In the arbitrary width case, I would like to format these numbers as following (for example, width=8 ):

long_small    # 3.33e-17
short_small   # 1.00e-16
long_medium   # 3.141593
short_medium  # 130.0000
long_large    # 1.00e+16
short_large   # 1.00e+16

In the arbitrary relative precision case, I would like to format these numbers as following ( precision=8 ):

long_small    # 3.33333333e-17
short_small   # 1.00000000e-16
long_medium   # 3.14159265
short_medium  # 130.000000
long_large    # 1.00000000e+16
short_large   # 1.00000000e+16
  • {:N.Mf} isn't good enough, because I would like to keep the scientific notation formatting for very large and small numbers
  • {:N.Mg} and {:NM} aren't good enough, because they discard trailing zeros, also the "width" specifier pads with spaces, instead of adding digits
  • {:N.Me} always uses the scientific notation
  • any "clever hack", that uses >0 or <0 doesn't work, because it either adds leading zeroes, or adds zeroes after the mantissa
  • any "clever hack", that attempts to format with either {:f} or {:e} and attempts to either .replace(...) or [:fixed_width] the resulting string doesn't work, because of various edge cases, where it changes the number, cuts off the mantissa or the floating point ( . )

Sigh. I think I found a solution, while I was writing the question, but I am not too happy with how it works.

The arbitrary relative precision part turned out to be quite easy. With a little bit of digging, I found the # formatting modifier in the docs. Which uses an "alternate form" form for the conversion (whatever that means).

So with {:#.9g} you can get what I called precision=8 . Unfortunately, it behaves a little weird, when the floating point dot ( . ) is at the end. For example, f"{10.0**8:#.9g}" yields 100000000. , where as I would prefer it to go straight to 1.00000000e+08 . But oh, well.

The arbitrary width part was a little bit harder. And in the end, the best I was able to come up with is:

def fmt_fixed_width(value, width):
    assert width >= 7
    result = "{:#.{}g}".format(value, width - 1) 
    if len(result) != width: 
        result = "{:#.{}g}".format(value, width - 1 + width - len(result)) 
    return result

Obviously, this is not the pretty, elegant solution I wished for.
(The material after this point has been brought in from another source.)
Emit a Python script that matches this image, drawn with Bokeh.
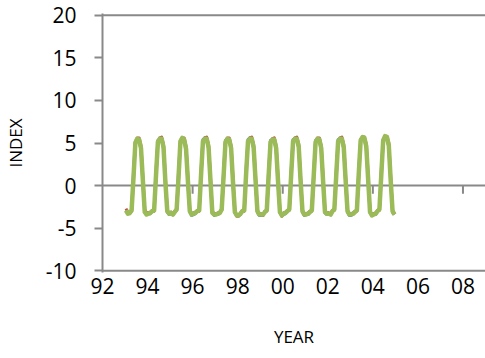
import pandas as pd
from bokeh.plotting import figure
from bokeh.models import Range1d, FixedTicker, Span, ColumnDataSource
from bokeh.embed import file_html
from bokeh.resources import INLINE

# ---- data (monthly, Jan 1993 - Dec 2004) ----
start_month = "1993-01"
end_month = "2004-12"

series_blue = [
    -3.0, -3.2, -3.2, -2.8, 1.5, 5.2, 5.5, 5.3, 4.2, 0.3, -3.1, -3.4,
    -3.3, -3.3, -3.0, -2.8, 1.7, 5.3, 5.5, 5.4, 4.3, 0.2, -3.1, -3.4,
    -3.3, -3.4, -3.1, -2.7, 1.6, 5.3, 5.6, 5.3, 4.2, 0.3, -3.1, -3.5,
    -3.4, -3.3, -3.0, -2.8, 1.8, 5.4, 5.6, 5.4, 4.3, 0.4, -3.2, -3.5,
    -3.4, -3.4, -3.1, -2.7, 1.7, 5.3, 5.5, 5.3, 4.2, 0.2, -3.2, -3.5,
    -3.5, -3.4, -3.0, -2.8, 1.9, 5.4, 5.6, 5.4, 4.3, 0.4, -3.1, -3.5,
    -3.5, -3.4, -3.1, -2.8, 1.8, 5.3, 5.4, 5.3, 4.2, 0.3, -3.2, -3.5,
    -3.4, -3.3, -3.0, -2.7, 1.8, 5.4, 5.5, 5.4, 4.4, 0.4, -3.1, -3.5,
    -3.4, -3.4, -3.1, -2.8, 1.6, 5.3, 5.5, 5.3, 4.2, 0.3, -3.2, -3.4,
    -3.4, -3.4, -3.0, -2.7, 1.7, 5.4, 5.5, 5.4, 4.3, 0.4, -3.1, -3.5,
    -3.5, -3.3, -3.1, -2.8, 1.9, 5.4, 5.7, 5.5, 4.4, 0.5, -3.2, -3.5,
    -3.4, -3.4, -3.0, -2.7, 1.8, 5.4, 5.7, 5.6, 4.5, 0.4, -3.1, -3.4,
]

series_red = [
    -2.7, -3.1, -3.3, -3.0, 0.6, 4.9, 5.6, 5.6, 4.7, 1.0, -2.8, -3.2,
    -3.2, -3.1, -2.9, -3.0, 0.9, 5.0, 5.6, 5.7, 4.8, 0.9, -2.9, -3.2,
    -3.1, -3.3, -3.0, -2.9, 0.7, 5.1, 5.6, 5.6, 4.6, 1.0, -2.9, -3.3,
    -3.2, -3.1, -2.9, -3.0, 1.0, 5.1, 5.6, 5.7, 4.8, 1.1, -3.0, -3.3,
    -3.3, -3.2, -3.1, -2.9, 0.8, 5.0, 5.6, 5.6, 4.7, 0.9, -3.0, -3.6,
    -3.6, -3.2, -2.9, -3.0, 1.1, 5.1, 5.6, 5.7, 4.8, 1.2, -2.9, -3.3,
    -3.3, -3.5, -3.0, -3.0, 0.9, 5.0, 5.5, 5.6, 4.7, 1.0, -3.0, -3.6,
    -3.2, -3.1, -2.9, -2.9, 1.0, 5.1, 5.6, 5.7, 4.9, 1.1, -2.9, -3.3,
    -3.3, -3.2, -3.0, -3.0, 0.8, 5.0, 5.6, 5.6, 4.7, 1.0, -3.0, -3.2,
    -3.2, -3.3, -2.9, -2.9, 0.9, 5.1, 5.6, 5.7, 4.8, 1.1, -2.9, -3.3,
    -3.3, -3.2, -3.0, -3.0, 1.1, 5.2, 5.7, 5.7, 4.9, 1.2, -3.0, -3.4,
    -3.3, -3.2, -2.9, -2.9, 1.0, 5.2, 5.8, 5.8, 5.0, 1.1, -2.9, -3.3,
]

series_green = [
    -2.9, -3.3, -3.2, -2.9, 0.9, 5.0, 5.5, 5.4, 4.4, 0.6, -3.1, -3.4,
    -3.3, -3.2, -3.0, -2.9, 1.2, 5.1, 5.5, 5.5, 4.5, 0.4, -3.0, -3.3,
    -3.2, -3.4, -3.1, -2.8, 1.0, 5.2, 5.6, 5.4, 4.3, 0.5, -3.0, -3.4,
    -3.3, -3.2, -3.0, -2.9, 1.3, 5.2, 5.5, 5.5, 4.5, 0.6, -3.2, -3.4,
    -3.4, -3.3, -3.2, -2.8, 1.1, 5.1, 5.5, 5.4, 4.4, 0.4, -3.1, -3.5,
    -3.5, -3.3, -3.0, -2.9, 1.4, 5.2, 5.5, 5.5, 4.5, 0.7, -3.0, -3.4,
    -3.4, -3.4, -3.1, -2.9, 1.2, 5.1, 5.4, 5.4, 4.4, 0.5, -3.1, -3.5,
    -3.3, -3.2, -3.0, -2.8, 1.3, 5.2, 5.5, 5.5, 4.6, 0.6, -3.0, -3.4,
    -3.4, -3.3, -3.1, -2.9, 1.1, 5.1, 5.5, 5.4, 4.4, 0.5, -3.1, -3.3,
    -3.3, -3.4, -3.0, -2.8, 1.2, 5.2, 5.5, 5.5, 4.5, 0.6, -3.0, -3.4,
    -3.4, -3.3, -3.1, -2.9, 1.4, 5.3, 5.7, 5.6, 4.6, 0.7, -3.1, -3.5,
    -3.4, -3.3, -3.0, -2.8, 1.3, 5.3, 5.8, 5.7, 4.7, 0.6, -3.0, -3.4,
]

x_tick_years = [1992, 1994, 1996, 1998, 2000, 2002, 2004, 2006, 2008]
x_tick_labels = ["92", "94", "96", "98", "00", "02", "04", "06", "08"]
y_ticks = [-10, -5, 0, 5, 10, 15, 20]
y_tick_labels = ["-10", "-5", "0", "5", "10", "15", "20"]
zero_axis_tick_years = [1996, 2000, 2004, 2008]
hline_levels = [20, 0, -10]

# decimal-year positions of the monthly samples (mid-month)
months = pd.date_range(start_month, end_month, freq="MS")
t = [m.year + (m.month - 0.5) / 12.0 for m in months]

src = ColumnDataSource(dict(t=t, blue=series_blue, red=series_red, green=series_green))

AX = "#898989"
FONT = "Open Sans"

p = figure(width=485, height=358, output_backend="svg", toolbar_location=None,
           x_range=Range1d(1992, 2009), y_range=Range1d(-10.2, 20.2),
           min_border_left=100, min_border_right=0, min_border_top=13, min_border_bottom=86)
p.outline_line_color = None
p.xgrid.visible = False
p.ygrid.visible = False
p.background_fill_color = "white"
p.border_fill_color = "white"

for lvl in hline_levels:
    p.add_layout(Span(location=lvl, dimension="width", line_color=AX, line_width=2, level="underlay"))

p.segment(x0=zero_axis_tick_years, y0=[0] * len(zero_axis_tick_years),
          x1=zero_axis_tick_years, y1=[-0.95] * len(zero_axis_tick_years),
          line_color=AX, line_width=2, level="underlay")

p.line("t", "blue", source=src, line_color="#4F81BD", line_width=3, line_join="round")
p.line("t", "red", source=src, line_color="#C0504D", line_width=3, line_join="round")
p.line("t", "green", source=src, line_color="#9BBB59", line_width=4.5, line_join="round")

# y axis
ya = p.yaxis[0]
ya.ticker = FixedTicker(ticks=y_ticks)
ya.major_label_overrides = {v: lab for v, lab in zip(y_ticks, y_tick_labels)}
ya.axis_line_color = AX
ya.axis_line_width = 2
ya.major_tick_line_color = AX
ya.major_tick_line_width = 2
ya.major_tick_out = 8
ya.major_tick_in = 0
ya.minor_tick_line_color = None
ya.major_label_standoff = 18
ya.major_label_text_font = FONT
ya.major_label_text_font_size = "21px"
ya.major_label_text_color = "black"
ya.axis_label = "INDEX"
ya.axis_label_text_font = FONT
ya.axis_label_text_font_size = "17px"
ya.axis_label_text_font_style = "normal"
ya.axis_label_text_color = "black"
ya.axis_label_standoff = 16

# x axis
xa = p.xaxis[0]
xa.ticker = FixedTicker(ticks=x_tick_years)
xa.major_label_overrides = {yr: lab for yr, lab in zip(x_tick_years, x_tick_labels)}
xa.axis_line_color = None
xa.major_tick_line_color = None
xa.minor_tick_line_color = None
xa.major_tick_out = 0
xa.major_tick_in = 0
xa.major_label_standoff = 5
xa.major_label_text_font = FONT
xa.major_label_text_font_size = "21px"
xa.major_label_text_color = "black"
xa.axis_label = "YEAR"
xa.axis_label_text_font = FONT
xa.axis_label_text_font_size = "17px"
xa.axis_label_text_font_style = "normal"
xa.axis_label_text_color = "black"
xa.axis_label_standoff = 28

open("out.html", "w").write(file_html(p, INLINE))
If somebody knows, how to get proper arbitrary width floating point formatting, please tell me.

You are using the formatting type, "g", which is closest to your requirements but it has some arbitrary hardcoded logic which does not match your logic. See here: https://docs.python.org/3.7/library/string.html#format-specification-mini-language

Specifically when it chooses to format as "f" or as "e".

Regarding the fixed width case, your criteria is very peculiar. For numbers, generally precision is considered, not the actual number of characters used for encoding. What you call "relative precision". There's no built in functionality for this, AFAIK.

I think it can be accomplished more easily than in your approach, though. Just use "f" for numbers >=1 and <10 and "e" for the rest.